Instructions for the task
Leave the pictures out and quote every line from the start of the listing to the line with "const barW = 12;", inclusive.

Provided data
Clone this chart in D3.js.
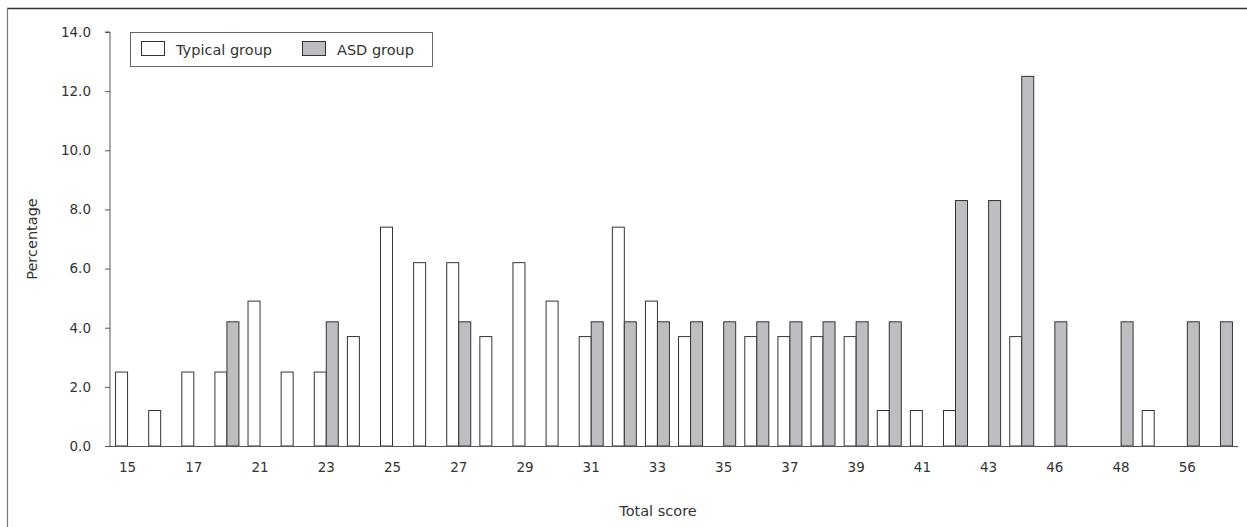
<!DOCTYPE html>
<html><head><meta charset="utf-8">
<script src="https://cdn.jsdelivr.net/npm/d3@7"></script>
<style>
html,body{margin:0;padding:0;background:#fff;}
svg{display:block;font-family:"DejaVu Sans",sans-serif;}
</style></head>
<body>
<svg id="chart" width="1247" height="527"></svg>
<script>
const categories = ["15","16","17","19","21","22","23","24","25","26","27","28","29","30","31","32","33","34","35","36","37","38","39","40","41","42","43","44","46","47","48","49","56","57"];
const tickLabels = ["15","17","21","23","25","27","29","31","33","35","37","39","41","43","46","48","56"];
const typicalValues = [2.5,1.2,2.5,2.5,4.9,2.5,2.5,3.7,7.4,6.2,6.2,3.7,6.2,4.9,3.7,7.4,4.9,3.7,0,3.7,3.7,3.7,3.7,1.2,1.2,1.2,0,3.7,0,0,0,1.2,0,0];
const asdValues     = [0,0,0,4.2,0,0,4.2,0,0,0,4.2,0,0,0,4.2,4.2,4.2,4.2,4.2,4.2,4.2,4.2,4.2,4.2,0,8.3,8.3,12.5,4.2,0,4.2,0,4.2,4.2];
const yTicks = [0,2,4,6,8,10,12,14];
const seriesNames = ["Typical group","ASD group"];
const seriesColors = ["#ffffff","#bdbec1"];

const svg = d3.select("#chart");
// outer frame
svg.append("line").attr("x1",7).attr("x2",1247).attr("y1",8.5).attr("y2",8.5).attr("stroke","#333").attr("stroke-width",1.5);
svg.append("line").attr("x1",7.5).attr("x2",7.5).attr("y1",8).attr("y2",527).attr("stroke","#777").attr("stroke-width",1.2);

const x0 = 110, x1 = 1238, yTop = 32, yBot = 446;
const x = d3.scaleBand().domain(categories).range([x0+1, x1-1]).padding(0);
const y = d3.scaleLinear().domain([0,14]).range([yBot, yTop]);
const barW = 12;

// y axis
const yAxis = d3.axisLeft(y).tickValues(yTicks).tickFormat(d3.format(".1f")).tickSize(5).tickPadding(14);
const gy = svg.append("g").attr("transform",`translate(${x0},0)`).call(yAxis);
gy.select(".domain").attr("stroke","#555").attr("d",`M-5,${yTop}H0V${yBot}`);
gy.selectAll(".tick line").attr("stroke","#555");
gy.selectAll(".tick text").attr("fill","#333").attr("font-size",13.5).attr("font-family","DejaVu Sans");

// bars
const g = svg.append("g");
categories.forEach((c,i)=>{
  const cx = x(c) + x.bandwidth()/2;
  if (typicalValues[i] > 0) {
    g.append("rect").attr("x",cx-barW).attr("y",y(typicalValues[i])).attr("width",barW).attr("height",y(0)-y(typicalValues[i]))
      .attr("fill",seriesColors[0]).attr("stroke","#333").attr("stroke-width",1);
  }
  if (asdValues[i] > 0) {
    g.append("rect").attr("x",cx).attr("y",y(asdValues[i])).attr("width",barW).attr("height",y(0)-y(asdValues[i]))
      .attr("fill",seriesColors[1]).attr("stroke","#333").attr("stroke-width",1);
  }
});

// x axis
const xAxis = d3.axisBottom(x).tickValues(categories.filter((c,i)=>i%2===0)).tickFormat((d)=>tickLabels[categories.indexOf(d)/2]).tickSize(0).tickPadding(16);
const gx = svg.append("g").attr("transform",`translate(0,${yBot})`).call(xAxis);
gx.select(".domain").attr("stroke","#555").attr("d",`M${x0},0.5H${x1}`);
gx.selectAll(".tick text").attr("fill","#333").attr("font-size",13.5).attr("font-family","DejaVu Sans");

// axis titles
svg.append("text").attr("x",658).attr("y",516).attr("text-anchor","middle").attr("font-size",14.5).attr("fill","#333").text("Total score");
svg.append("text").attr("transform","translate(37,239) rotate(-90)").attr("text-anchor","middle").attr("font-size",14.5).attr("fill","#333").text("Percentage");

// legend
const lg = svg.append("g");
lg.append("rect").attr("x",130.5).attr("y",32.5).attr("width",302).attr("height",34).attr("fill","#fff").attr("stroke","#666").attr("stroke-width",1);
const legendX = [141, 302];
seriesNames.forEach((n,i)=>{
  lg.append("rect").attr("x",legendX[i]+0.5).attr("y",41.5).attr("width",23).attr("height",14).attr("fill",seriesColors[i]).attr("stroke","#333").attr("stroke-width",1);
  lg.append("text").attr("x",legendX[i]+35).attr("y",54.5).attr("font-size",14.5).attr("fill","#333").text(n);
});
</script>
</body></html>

Task answer
Clone this chart in D3.js.
<!DOCTYPE html>
<html><head><meta charset="utf-8">
<script src="https://cdn.jsdelivr.net/npm/d3@7"></script>
<style>
html,body{margin:0;padding:0;background:#fff;}
svg{display:block;font-family:"DejaVu Sans",sans-serif;}
</style></head>
<body>
<svg id="chart" width="1247" height="527"></svg>
<script>
const categories = ["15","16","17","19","21","22","23","24","25","26","27","28","29","30","31","32","33","34","35","36","37","38","39","40","41","42","43","44","46","47","48","49","56","57"];
const tickLabels = ["15","17","21","23","25","27","29","31","33","35","37","39","41","43","46","48","56"];
const typicalValues = [2.5,1.2,2.5,2.5,4.9,2.5,2.5,3.7,7.4,6.2,6.2,3.7,6.2,4.9,3.7,7.4,4.9,3.7,0,3.7,3.7,3.7,3.7,1.2,1.2,1.2,0,3.7,0,0,0,1.2,0,0];
const asdValues     = [0,0,0,4.2,0,0,4.2,0,0,0,4.2,0,0,0,4.2,4.2,4.2,4.2,4.2,4.2,4.2,4.2,4.2,4.2,0,8.3,8.3,12.5,4.2,0,4.2,0,4.2,4.2];
const yTicks = [0,2,4,6,8,10,12,14];
const seriesNames = ["Typical group","ASD group"];
const seriesColors = ["#ffffff","#bdbec1"];

const svg = d3.select("#chart");
// outer frame
svg.append("line").attr("x1",7).attr("x2",1247).attr("y1",8.5).attr("y2",8.5).attr("stroke","#333").attr("stroke-width",1.5);
svg.append("line").attr("x1",7.5).attr("x2",7.5).attr("y1",8).attr("y2",527).attr("stroke","#777").attr("stroke-width",1.2);

const x0 = 110, x1 = 1238, yTop = 32, yBot = 446;
const x = d3.scaleBand().domain(categories).range([x0+1, x1-1]).padding(0);
const y = d3.scaleLinear().domain([0,14]).range([yBot, yTop]);
const barW = 12;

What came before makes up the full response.